Караваев же и Чика говорили:
У тебя-де, Шигаев, в хуторе быть неможно для того, что многая ездят”.
И потом Чика сказал: “Я-де лутче возьму на свои руки, а где будем с ним жить, я вам после объявлю, а теперь никому не скажу. А вы-де поезжайте в городок и купите материи на знамена и все, что должно исправлять надобно проворно”.
Потом Шигаев с Караваевым и с живущими на Таловском умете с показанными выше сего двумя крестьянами поехали в телегах. А я с Чикоя и Мясниковым верхами поехали ж на казачьи уметы»
Так с 29 августа 1773 г. руководство группой сторонников Е.И. Пугачева, взявших на себя подготовку вооруженного выступления, перешло к И.Н. Зарубину, ближайшими помощниками которого были Т. Мясников, М. Г. Шигаев, Д.К. Караваев, В.Я. Плотников, Я.Ф. Почиталин и другие.
Но с каждым днем Пугачев становился все более «марионеточным персонажем» в подготавливаемом яицкими казаками вооруженном востании!
Ведь они уже знали правду о том, что Е.Пугачев авантюрист-самозванец!
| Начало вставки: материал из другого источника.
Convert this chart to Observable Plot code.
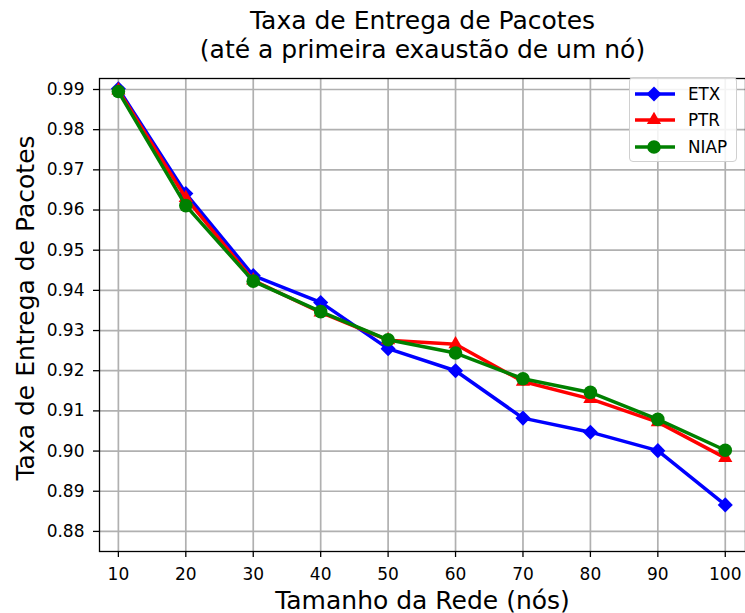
<!DOCTYPE html>
<html>
<head>
<meta charset="utf-8">
<script src="https://cdn.jsdelivr.net/npm/d3@7"></script>
<script src="https://cdn.jsdelivr.net/npm/@observablehq/plot@0.6"></script>
<style>
  body { margin: 0; background: #fff; font-family: "DejaVu Sans", sans-serif; }
  #wrap { position: relative; width: 745px; height: 613px; }
  #legend { position: absolute; left: 629px; top: 77px; width: 108px; height: 85px;
    border: 1px solid #d0d0d0; border-radius: 4px; background: rgba(255,255,255,0.85); box-sizing: border-box; }
  .row { position: absolute; left: 5px; height: 26px; display: flex; align-items: center; }
  .row svg { display: block; }
  .row span { font-size: 16.8px; margin-left: 13px; color: #000; line-height: 26px; }
</style>
</head>
<body>
<div id="wrap"></div>
<script>
const sizes = [10, 20, 30, 40, 50, 60, 70, 80, 90, 100];
const etx  = [0.9902, 0.9641, 0.9437, 0.9370, 0.9255, 0.9200, 0.9082, 0.9047, 0.9001, 0.8866];
const ptr  = [0.9898, 0.9630, 0.9425, 0.9345, 0.9276, 0.9266, 0.9173, 0.9130, 0.9072, 0.8983];
const niap = [0.9895, 0.9611, 0.9423, 0.9347, 0.9277, 0.9244, 0.9180, 0.9146, 0.9079, 0.9002];
const seriesNames = ["ETX", "PTR", "NIAP"];
const seriesColors = ["#0000ff", "#ff0000", "#008000"];
const seriesSymbols = ["diamond2", "triangle2", "circle"];
const xTicks = [10, 20, 30, 40, 50, 60, 70, 80, 90, 100];
const yTicks = [0.88, 0.89, 0.90, 0.91, 0.92, 0.93, 0.94, 0.95, 0.96, 0.97, 0.98, 0.99];
const titleLines = ["Taxa de Entrega de Pacotes", "(até a primeira exaustão de um nó)"];
const xLabel = "Tamanho da Rede (nós)";
const yLabel = "Taxa de Entrega de Pacotes";

const allSeries = [etx, ptr, niap];
const data = [];
allSeries.forEach((vals, i) => sizes.forEach((s, j) => data.push({series: seriesNames[i], x: s, y: vals[j]})));

const R = 6.8;
const lineMarks = [];
seriesNames.forEach((name, i) => {
  const d = data.filter(r => r.series === name);
  lineMarks.push(Plot.line(d, {x: "x", y: "y", stroke: seriesColors[i], strokeWidth: 3.5}));
  lineMarks.push(Plot.dot(d, {x: "x", y: "y", fill: seriesColors[i], stroke: "none", symbol: seriesSymbols[i], r: R}));
});

const chart = Plot.plot({
  width: 745, height: 613,
  marginLeft: 99, marginRight: 0, marginTop: 78, marginBottom: 62,
  style: {fontFamily: "DejaVu Sans", fontSize: "17px", background: "white", color: "black"},
  x: {domain: [7.2, 103]},
  y: {domain: [0.8750, 0.99274]},
  marks: [
    Plot.gridX(xTicks, {stroke: "#b0b0b0", strokeOpacity: 1, strokeWidth: 1.7}),
    Plot.gridY(yTicks, {stroke: "#b0b0b0", strokeOpacity: 1, strokeWidth: 1.7}),
    ...lineMarks,
    Plot.frame({stroke: "black", strokeWidth: 1.3}),
    Plot.axisX(xTicks, {tickSize: 6, tickPadding: 10, fontSize: 17, label: null, stroke: "black", strokeWidth: 1.3}),
    Plot.axisY(yTicks, {tickSize: 6, tickPadding: 9, fontSize: 17, label: null, tickFormat: d3.format(".2f"), stroke: "black", strokeWidth: 1.3}),
    Plot.text([xLabel], {frameAnchor: "bottom", dy: 49, fontSize: 25, lineAnchor: "middle", textAnchor: "middle"}),
    Plot.text([yLabel], {frameAnchor: "left", dx: -74, dy: -7, rotate: -90, fontSize: 25, lineAnchor: "middle", textAnchor: "middle"}),
    Plot.text([titleLines[0]], {frameAnchor: "top", dy: -58, fontSize: 25, lineAnchor: "middle", textAnchor: "middle"}),
    Plot.text([titleLines[1]], {frameAnchor: "top", dy: -29, fontSize: 25, lineAnchor: "middle", textAnchor: "middle"})
  ]
});
document.getElementById("wrap").appendChild(chart);

// legend
const legend = document.createElement("div");
legend.id = "legend";
const symMap = {diamond2: d3.symbolDiamond2, triangle2: d3.symbolTriangle2, circle: d3.symbolCircle};
seriesNames.forEach((name, i) => {
  const row = document.createElement("div");
  row.className = "row";
  row.style.top = (2.5 + i * 26.5) + "px";
  const sym = d3.symbol(symMap[seriesSymbols[i]], Math.PI * R * R)();
  row.innerHTML = `<svg width="40" height="26"><line x1="0" x2="40" y1="13" y2="13" stroke="${seriesColors[i]}" stroke-width="3.5"/><path transform="translate(19,13)" d="${sym}" fill="${seriesColors[i]}"/></svg><span>${name}</span>`;
  legend.appendChild(row);
});
document.getElementById("wrap").appendChild(legend);
</script>
</body>
</html>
И.Зарубин, беседуя с Пугачевым наедине как говортся «расколол» его!
Зарубин, говорил ему, что он напрасно скрывает от него, что он, Пугачев, – донской казак, а не Петр III: "От людей-де утаишь, а от Бога вить не утаишь, – ты-де донской казак!"
На что Пугачев вначале все отрицал, продолжая называтьсебе императором.
На это Зарубин ему ответил:
"Я-де в том Караваеву дал клятву, чтоб никому о том не сказывал, так и тебе-де, батюшка, даю, – вить-де мне в том нужды нет: хоша ты и донской казак, только-де мы уже за государя тебя признали, так тому-де и быть".
Выслушав это Пугачев признался:
"Ну, коли так, то смотри же, держи втайне: я-де подлинно донской казак Емельян Пугачев. Не потаил-де я о себе и сказывал [о том] Караваеву и Шигаеву, также Пьянову".
И так мы видим, что четыре первых сторонника Е. Пугачева, занявшие вскоре руководящие должности в его «войске» достоверно знали, что перед ним беглый донской казак, а не «спасшийся император» и не строили никаких иллюзий на свое и Пугачева будущее.
Они начали использовать «затею Пугачева» исключительно для реализации своих очень смутных планов «по укреплению яицкой казацкой вольницы».